Becky Kessler (Violent Mae) on Kid

(Photo by Kenell Turner)
Kid is the sophomore release from Connecticut-based duo Violent Mae. Rising out of Becky Kessler ’s guitar driven songwriting and multi-instrumentalist Floyd Kellogg ’s production style, the record is a document of a band coming into its own. The duo defies expectations by creating a dynamic fuzzy low-rock sound.
Violent Mae was never intended to be a band. Becky asked Floyd to record and produce her first solo album, and as soon as they hit the studio, chemistry and dynamics between the two sparked the evolution of an artistic partnership. The self-titled debut initially released in 2013 garnered national attention and was re-released early in 2015 when it hit college radio riding a wave into the Top 100 for 6 weeks on the CMJ Radio chart.
Ghettoblaster recently caught up with Kessler to discuss Kid, which drops via Telegraph Recording Company on November 20.
When did you begin writing the material for Kid?  
I wrote most of the songs for Kid while we were recording our first self titled album. It’s interesting because the first one grew out of North Carolina and Kid is all Connecticut based except for the title track. I wrote the bones of the song “Kid” when I was 17 in North Carolina.
Which of the songs on the LP is most different from your original concept for the song?
Probably “Flame” although I didn’t really have a clear concept when I was writing it. Floyd asked me to try a different vocal approach which I think made the tune happen stylistically, for us.
“Birthday” is such a sad song. What’s the story behind the lyrics?
“Birthday” is the most intimate track on the record for me.. It’s about growing up and finding out you have the same needs, challenges and fears as an adult that you had as a kid, like you never really grow up or out of it. And sometimes hard times make you weaker, not stronger. there’s this lyric.. You’re all grown up for years now, it hasn’t killed you yet, but it’s made you weaker.
We hear a lot of PJ Harvey and a little bit of Nick Cave in your music. Are they influences of yours? Who are some your influences?
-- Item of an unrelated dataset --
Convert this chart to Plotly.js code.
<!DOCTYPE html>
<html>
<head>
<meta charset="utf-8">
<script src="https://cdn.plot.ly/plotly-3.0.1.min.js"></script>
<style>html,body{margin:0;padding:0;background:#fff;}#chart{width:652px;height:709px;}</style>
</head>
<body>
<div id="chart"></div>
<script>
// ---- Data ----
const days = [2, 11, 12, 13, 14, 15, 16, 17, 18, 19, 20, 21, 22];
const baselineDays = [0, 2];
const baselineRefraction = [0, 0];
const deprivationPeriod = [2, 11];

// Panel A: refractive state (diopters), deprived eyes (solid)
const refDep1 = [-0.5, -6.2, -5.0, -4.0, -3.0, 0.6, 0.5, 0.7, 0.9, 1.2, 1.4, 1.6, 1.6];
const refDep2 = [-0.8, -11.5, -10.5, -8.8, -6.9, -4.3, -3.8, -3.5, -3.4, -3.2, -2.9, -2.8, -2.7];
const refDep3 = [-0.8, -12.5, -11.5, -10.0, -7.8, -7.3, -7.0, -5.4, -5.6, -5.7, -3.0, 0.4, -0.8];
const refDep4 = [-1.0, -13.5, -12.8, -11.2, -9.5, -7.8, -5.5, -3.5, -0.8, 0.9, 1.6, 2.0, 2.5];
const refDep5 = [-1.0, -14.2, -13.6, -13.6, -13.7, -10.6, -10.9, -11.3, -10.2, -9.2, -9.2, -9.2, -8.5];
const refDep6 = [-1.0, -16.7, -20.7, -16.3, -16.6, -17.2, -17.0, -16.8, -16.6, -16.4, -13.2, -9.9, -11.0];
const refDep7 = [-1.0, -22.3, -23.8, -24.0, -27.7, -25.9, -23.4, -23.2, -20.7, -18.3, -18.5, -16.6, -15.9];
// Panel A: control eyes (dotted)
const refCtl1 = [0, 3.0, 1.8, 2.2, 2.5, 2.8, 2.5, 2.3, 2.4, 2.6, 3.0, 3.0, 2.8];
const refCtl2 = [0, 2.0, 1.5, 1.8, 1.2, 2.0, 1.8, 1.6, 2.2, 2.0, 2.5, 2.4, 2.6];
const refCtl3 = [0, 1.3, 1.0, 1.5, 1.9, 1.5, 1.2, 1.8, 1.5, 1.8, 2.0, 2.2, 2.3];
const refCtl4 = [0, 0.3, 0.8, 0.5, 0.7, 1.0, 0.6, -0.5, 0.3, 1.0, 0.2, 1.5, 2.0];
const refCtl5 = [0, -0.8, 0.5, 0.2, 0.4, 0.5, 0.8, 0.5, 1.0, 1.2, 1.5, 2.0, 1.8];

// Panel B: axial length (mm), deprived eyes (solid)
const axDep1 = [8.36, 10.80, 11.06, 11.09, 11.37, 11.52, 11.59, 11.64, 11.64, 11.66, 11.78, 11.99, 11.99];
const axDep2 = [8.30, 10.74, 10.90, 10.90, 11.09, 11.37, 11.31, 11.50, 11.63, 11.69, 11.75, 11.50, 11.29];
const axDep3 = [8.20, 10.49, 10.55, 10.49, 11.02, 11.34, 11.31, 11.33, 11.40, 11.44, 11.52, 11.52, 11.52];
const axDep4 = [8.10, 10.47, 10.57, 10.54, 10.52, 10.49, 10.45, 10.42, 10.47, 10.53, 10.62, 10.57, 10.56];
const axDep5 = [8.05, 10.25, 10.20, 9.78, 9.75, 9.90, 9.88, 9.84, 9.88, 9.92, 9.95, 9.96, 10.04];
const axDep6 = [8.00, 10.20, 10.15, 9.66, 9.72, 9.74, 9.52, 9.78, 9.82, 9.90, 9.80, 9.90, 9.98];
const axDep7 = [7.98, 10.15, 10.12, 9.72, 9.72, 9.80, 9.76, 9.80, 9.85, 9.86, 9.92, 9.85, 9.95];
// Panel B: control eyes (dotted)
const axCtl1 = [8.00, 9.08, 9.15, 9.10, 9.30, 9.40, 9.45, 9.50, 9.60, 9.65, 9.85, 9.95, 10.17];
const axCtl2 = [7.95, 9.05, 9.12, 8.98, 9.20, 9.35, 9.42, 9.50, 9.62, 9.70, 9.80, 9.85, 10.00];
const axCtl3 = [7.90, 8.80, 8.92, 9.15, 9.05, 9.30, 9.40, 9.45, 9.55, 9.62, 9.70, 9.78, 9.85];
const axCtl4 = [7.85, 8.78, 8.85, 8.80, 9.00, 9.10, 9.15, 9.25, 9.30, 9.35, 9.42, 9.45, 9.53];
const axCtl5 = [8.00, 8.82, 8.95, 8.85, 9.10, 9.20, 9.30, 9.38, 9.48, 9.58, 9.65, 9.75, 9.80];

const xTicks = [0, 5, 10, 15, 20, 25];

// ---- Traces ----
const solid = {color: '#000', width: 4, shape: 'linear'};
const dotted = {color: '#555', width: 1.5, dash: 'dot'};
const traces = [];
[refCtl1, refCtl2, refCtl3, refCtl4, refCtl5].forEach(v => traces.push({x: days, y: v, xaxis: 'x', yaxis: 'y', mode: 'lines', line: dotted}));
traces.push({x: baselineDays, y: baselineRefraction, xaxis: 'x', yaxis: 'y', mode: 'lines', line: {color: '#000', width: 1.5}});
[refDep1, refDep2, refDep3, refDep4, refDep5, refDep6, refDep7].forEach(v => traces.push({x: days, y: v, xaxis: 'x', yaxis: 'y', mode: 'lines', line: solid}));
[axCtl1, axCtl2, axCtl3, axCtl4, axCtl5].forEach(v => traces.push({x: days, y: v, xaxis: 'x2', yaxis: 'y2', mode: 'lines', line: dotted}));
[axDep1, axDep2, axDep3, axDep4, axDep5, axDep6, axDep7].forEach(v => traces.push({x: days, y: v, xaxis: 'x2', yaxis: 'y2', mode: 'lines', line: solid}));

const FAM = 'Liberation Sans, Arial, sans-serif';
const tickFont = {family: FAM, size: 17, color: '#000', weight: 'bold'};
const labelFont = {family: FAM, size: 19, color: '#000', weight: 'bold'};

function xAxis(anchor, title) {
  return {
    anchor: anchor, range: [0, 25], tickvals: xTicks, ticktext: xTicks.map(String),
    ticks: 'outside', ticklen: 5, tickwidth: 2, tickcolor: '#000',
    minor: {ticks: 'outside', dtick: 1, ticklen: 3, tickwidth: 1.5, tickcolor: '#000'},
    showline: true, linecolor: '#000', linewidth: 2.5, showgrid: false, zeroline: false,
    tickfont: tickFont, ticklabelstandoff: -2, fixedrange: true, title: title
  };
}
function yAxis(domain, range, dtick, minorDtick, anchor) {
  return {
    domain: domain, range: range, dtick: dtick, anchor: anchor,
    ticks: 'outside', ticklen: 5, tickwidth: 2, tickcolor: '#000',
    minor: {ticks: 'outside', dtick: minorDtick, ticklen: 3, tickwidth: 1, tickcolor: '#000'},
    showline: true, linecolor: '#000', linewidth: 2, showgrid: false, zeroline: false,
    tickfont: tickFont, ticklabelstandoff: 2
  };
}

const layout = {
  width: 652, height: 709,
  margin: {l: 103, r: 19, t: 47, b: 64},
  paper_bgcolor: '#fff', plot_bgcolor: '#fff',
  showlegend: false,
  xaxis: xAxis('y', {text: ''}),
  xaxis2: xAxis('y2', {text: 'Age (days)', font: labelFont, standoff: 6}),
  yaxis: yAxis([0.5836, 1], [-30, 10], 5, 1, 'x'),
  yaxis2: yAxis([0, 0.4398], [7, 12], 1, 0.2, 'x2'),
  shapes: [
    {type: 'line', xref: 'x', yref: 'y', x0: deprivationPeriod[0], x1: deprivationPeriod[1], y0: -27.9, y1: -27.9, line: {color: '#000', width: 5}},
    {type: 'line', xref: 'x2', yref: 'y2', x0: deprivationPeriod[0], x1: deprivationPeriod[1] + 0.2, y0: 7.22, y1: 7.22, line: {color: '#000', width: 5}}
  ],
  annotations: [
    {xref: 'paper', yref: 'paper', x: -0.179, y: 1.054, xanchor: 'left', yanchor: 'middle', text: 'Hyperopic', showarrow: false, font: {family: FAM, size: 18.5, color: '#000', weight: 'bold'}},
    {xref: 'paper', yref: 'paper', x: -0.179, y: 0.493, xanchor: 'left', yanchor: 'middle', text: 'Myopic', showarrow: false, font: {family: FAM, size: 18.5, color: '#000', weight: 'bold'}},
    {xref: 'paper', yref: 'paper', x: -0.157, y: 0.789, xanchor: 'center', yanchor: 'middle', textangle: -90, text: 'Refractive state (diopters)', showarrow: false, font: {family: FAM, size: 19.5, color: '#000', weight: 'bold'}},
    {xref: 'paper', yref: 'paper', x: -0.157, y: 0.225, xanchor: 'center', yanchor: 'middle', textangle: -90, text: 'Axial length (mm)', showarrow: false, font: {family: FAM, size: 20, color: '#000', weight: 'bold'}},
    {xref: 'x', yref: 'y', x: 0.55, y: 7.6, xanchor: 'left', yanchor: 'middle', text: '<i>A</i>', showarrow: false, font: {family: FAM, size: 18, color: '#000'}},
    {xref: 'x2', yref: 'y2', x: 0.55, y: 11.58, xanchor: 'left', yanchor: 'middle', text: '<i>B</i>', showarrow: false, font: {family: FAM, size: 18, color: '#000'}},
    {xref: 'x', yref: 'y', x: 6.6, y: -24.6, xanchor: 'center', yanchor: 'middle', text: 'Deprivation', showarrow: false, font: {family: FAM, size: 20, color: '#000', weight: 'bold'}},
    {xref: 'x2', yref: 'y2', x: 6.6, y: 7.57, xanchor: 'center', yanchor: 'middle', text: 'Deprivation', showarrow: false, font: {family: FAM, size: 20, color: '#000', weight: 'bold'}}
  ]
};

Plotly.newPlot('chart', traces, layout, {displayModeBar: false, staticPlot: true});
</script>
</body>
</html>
They are not actually, but I dig both of them, so that’s cool you hear that. Floyd and I share Morphine as a major influence. He’s way into Soul Coughing and Talking Heads. The biggest one for me is probably Jeff Buckley, because both his singing and guitar style influenced me a lot.
Do you have any plans to tour outside of your release show this winter?
Totally. We haven’t solidified anything yet, but that’s next on our to do list.